Though Brexit might feel like its ultimate expression, the age of uncertainty is not over. It is probably just beginning. Our hyperconnected world has accelerated innovation, brought more competitive forces to bear, and created new social networks and channels of communication that we do not yet understand. No longer can our organisations rely on the rules of the game remaining the same for decades, or even years. The playing field is changing constantly.
There are three responses to this. Some organisations, facing the Brexit uncertainty, have been trying to find certainty elsewhere, moving manufacturing or services to places that will remain inside the EU, at least for the time being. You could equally try to offload the uncertainty to others, outsourcing functions at risk from Brexit with the option of bringing on board other suppliers if necessary. But it is the third option that is perhaps the most important. The biggest lesson for the future. And that is to embrace uncertainty.

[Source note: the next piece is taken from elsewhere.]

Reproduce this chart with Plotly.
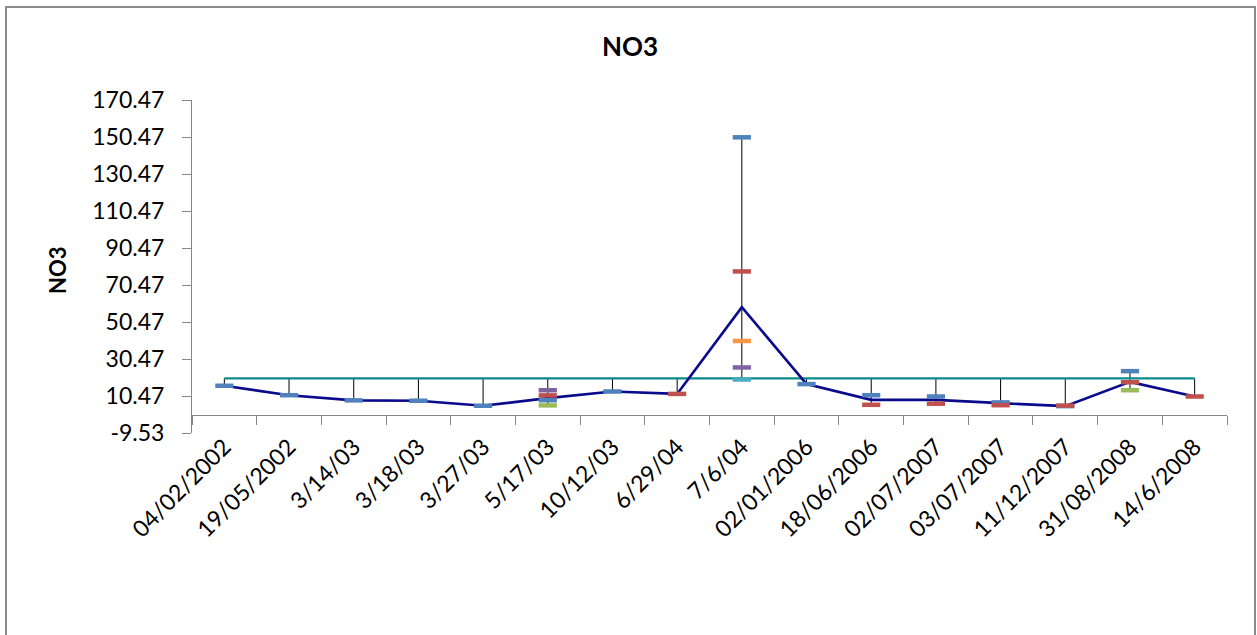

If you accept that the age of uncertainty will continue for years, perhaps decades, then you begin to change the way you operate. You look at your organisation and instead of focusing on today’s reality, you plan for the adaption to tomorrow. In fact you can start to build an organisation that is continuously adaptable.
What does this mean? There are implications for the structure of the organisation, and investment. But one of the critical characteristics of future-ready organisations is their foresight. Future-ready organisations devote resource to seeing what is coming first. They forecast better, and more frequently. They extract intelligence from all the numbers available, from finance and beyond. And they use this intelligence to driver better, faster decisions.
In an age of uncertainty your only real option for success in the long term is to be more adaptable than the competition. To be the first to take advantage of changes in the playing field. And that means being the first to see what’s happening and the first to respond.
If there is perhaps a thin silver-lining to the Brexit debacle, it is that it has taught many of us how to live and succeed in an age of uncertainty.